Common juniper is a low spreading shrub or tree. Although its size varies by cultivar, it is typically 5 to 10 feet high and 8 to 12 feet wide with ascending branches.

Native geographic location and habitat:

C-Value: 10 Found throughout North America, into northern Mexico, Europe and Asia.

Attracts birds & Butterflies:

Birds eat the fleshy cones and disperse seeds.

Bark color and texture:

Bark is reddish brown peeling off in strips.

Leaf or needle arrangement, size, shape, and texture:

Awl-shaped leaves are sharply pointed and spreading at a wide angle from the base, in whorls of three. Needles last on the plant for three years before shedding. Color is gray-green to blue- green in summer, turning yellow-green in winter.

Flower arrangement, shape, and size:

Flowers are dioecious, with male and female on separate plants and are wind pollinated.

Fruit, cone, nut, and seed descriptions:

Female fruit is a purple-black berry-like cone with a bloomy, blue waxy coating. The seeds are dispersed by birds.  Fruit is a diuretic and used to flavor gin.

Plant care:

Prefers open, sunny locations in light, sandy to well-drained soils. It is pH adaptable and has a good tolerance for windy sites. Do not prune into the center dead zone as that will not generate any new growth.

List of pests, diseases, tolerances and resistance:

Susceptible to juniper blight, twig blight, cedar-apple-rust, scale, mites, aphids, bagworms and many other insect and disease problems. Tolerant of black walnut toxicity.

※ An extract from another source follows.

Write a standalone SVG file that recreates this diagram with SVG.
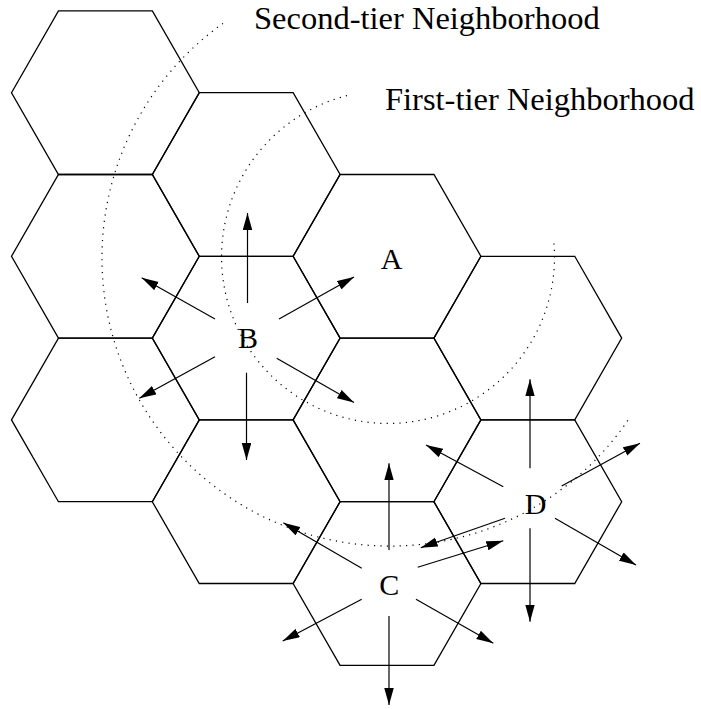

This plant is a cultivar of a species that is native to the Chicago Region according to Swink and Wilhelm’s Plants of the Chicago Region, with updates made according to current research. Cultivars are plants produced in cultivation by selective breeding or via vegetative propagation from wild plants identified to have desirable traits.

‘Aurea’ (Juniperus communis ‘Aurea’):

A low-growing shrub, 10 inches high by 5 to 6 feet wide.  New needles emerge bright yellow fading to gold in winter.

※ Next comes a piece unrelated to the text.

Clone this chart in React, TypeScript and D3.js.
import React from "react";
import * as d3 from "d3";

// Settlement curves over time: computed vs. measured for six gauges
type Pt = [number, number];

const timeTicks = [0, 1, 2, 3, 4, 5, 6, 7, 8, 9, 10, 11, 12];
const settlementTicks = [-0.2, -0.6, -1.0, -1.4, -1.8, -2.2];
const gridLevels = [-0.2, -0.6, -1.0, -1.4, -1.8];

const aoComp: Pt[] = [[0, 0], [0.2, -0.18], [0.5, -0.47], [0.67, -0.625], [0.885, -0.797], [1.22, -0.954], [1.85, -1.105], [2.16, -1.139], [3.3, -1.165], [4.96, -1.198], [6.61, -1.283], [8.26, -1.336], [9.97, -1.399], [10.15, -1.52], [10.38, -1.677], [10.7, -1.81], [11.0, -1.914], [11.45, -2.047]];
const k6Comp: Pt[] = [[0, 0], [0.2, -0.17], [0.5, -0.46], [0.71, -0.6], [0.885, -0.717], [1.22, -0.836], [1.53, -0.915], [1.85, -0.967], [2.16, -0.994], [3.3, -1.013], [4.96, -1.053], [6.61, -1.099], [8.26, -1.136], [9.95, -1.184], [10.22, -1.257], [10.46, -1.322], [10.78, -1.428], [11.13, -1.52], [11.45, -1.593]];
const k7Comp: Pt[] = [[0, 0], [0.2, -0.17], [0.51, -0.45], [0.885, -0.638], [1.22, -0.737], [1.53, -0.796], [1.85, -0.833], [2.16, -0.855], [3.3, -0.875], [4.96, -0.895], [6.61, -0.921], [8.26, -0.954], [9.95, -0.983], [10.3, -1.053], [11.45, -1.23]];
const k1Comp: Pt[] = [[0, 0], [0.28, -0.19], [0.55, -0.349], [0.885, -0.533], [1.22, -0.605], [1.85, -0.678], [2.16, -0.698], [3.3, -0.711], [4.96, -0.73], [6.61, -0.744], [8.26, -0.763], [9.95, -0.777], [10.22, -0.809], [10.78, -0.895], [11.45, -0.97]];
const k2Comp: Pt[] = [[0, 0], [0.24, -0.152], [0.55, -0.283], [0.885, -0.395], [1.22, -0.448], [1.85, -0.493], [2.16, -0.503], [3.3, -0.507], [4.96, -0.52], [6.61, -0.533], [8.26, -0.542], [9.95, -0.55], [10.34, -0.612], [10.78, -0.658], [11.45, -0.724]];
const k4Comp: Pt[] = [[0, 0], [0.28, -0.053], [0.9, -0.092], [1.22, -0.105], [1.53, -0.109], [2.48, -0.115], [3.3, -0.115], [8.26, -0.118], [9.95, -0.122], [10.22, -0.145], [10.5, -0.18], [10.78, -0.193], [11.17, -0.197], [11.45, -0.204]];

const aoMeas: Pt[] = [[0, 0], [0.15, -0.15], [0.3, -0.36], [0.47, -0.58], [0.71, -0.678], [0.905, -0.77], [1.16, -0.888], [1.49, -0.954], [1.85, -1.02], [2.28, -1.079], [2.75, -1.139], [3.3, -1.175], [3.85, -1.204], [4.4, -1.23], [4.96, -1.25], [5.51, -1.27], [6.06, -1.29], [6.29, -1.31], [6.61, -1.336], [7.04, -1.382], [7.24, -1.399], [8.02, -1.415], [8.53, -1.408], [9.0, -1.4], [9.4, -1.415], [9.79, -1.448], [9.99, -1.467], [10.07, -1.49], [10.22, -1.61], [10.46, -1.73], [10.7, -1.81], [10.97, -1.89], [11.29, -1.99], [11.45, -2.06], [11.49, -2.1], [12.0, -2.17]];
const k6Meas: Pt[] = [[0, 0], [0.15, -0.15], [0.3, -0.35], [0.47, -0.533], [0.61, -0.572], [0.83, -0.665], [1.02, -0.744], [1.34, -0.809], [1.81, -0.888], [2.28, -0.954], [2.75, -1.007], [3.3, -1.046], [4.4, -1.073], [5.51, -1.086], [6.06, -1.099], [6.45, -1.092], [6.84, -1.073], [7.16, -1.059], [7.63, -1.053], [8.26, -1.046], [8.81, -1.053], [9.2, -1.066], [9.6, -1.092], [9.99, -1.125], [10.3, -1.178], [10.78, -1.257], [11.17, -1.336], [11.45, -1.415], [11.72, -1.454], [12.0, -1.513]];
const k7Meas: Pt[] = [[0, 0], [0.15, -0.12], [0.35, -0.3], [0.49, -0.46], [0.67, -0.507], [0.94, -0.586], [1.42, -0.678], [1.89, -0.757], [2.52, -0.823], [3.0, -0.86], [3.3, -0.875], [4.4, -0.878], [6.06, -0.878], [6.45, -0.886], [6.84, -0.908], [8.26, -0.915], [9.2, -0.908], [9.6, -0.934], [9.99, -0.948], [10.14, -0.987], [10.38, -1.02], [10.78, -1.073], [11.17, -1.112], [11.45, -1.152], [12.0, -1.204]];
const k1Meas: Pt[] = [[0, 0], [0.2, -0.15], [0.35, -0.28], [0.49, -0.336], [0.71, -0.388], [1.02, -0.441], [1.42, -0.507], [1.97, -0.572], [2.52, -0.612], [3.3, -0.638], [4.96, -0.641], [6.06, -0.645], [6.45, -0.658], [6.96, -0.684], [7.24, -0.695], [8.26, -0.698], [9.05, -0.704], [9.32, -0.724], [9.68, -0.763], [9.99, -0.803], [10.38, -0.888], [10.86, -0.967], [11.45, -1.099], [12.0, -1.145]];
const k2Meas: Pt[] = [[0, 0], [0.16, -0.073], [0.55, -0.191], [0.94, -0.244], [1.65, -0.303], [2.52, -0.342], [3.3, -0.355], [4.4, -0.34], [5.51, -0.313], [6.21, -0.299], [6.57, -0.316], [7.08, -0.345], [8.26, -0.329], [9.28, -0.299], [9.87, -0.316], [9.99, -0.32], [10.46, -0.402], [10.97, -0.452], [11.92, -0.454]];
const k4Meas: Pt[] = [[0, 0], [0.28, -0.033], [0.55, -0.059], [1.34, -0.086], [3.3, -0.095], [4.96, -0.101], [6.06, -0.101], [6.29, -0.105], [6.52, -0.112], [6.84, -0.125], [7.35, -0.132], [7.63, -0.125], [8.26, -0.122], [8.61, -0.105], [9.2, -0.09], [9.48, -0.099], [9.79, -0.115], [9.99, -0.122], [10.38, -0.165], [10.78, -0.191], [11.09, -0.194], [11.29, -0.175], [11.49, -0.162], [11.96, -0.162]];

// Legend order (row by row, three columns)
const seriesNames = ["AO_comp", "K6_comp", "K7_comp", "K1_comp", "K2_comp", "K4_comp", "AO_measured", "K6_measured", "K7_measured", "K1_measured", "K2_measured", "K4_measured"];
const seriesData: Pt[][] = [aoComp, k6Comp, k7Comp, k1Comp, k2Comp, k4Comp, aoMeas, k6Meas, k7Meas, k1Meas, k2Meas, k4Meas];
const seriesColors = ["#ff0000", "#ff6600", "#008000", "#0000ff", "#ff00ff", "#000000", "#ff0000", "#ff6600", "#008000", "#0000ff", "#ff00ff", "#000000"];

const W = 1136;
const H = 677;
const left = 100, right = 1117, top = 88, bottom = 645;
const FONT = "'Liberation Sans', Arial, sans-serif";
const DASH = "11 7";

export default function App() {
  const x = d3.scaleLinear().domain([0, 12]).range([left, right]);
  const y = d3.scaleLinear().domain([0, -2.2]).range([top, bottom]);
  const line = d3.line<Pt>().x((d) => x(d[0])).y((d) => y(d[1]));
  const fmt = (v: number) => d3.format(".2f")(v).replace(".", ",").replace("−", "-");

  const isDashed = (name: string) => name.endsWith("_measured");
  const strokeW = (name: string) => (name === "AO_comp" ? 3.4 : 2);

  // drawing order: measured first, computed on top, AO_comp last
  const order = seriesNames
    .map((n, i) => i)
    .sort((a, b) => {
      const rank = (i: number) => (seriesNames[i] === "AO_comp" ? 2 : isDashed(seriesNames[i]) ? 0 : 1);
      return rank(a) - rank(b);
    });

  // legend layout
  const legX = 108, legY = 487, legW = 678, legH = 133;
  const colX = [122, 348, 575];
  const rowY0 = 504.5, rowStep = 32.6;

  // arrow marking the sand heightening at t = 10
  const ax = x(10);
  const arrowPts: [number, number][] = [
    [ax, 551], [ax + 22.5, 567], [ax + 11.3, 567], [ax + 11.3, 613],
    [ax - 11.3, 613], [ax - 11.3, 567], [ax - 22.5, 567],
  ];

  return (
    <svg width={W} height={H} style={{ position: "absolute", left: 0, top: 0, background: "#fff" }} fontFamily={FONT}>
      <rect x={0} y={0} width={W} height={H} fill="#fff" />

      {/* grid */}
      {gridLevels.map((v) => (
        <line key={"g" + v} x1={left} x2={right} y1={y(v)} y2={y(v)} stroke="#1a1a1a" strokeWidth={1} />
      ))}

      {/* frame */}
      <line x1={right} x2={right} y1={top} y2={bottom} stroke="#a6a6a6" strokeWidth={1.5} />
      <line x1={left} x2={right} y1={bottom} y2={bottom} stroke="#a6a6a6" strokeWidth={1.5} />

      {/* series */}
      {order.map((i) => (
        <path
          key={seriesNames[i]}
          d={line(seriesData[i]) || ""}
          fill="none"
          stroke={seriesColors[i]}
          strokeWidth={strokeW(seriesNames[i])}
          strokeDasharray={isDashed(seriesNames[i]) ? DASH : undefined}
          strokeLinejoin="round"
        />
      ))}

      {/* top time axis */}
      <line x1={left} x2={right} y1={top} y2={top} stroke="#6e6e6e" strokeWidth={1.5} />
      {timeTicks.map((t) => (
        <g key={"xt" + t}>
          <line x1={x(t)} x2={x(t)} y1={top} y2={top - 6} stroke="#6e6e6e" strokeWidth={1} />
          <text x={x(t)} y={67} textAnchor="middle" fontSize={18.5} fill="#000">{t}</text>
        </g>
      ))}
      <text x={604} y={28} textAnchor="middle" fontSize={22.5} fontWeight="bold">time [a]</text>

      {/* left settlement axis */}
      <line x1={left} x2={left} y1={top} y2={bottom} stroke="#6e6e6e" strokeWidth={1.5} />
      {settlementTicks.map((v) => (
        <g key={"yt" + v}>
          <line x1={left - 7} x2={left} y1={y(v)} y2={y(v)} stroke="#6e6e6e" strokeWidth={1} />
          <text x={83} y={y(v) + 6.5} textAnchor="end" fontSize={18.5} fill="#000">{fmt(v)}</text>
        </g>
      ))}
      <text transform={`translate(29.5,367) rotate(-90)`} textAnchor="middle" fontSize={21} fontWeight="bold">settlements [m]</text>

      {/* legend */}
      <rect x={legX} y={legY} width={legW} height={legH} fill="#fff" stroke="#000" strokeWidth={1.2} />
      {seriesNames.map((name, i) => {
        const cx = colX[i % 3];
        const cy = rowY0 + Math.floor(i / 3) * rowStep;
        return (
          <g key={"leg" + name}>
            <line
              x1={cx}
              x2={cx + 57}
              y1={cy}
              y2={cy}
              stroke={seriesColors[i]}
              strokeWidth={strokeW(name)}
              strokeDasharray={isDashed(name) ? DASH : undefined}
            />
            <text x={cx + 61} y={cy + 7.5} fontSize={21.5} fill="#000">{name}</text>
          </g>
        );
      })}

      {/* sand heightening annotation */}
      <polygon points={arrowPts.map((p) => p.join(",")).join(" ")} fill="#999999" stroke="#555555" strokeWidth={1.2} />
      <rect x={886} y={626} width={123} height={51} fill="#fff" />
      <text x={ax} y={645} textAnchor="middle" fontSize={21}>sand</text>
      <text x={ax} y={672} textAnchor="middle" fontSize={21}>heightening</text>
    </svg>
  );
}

Blueberry Delight™ (Juniperus communis ‘AmiDak’):

A dense, low-growing, and spreading juniper, this cultivar reaches 1 to 1 1/2 feet high and 4 to 5 feet wide. Dark green needles have a silver-blue band; female plants produce bloomy black fruit.

‘Compressa (Juniperus communis ‘Compressa’):

With an upright, narrow form, Compressa grows 2 to 3  feet high and 4-6 feet wide.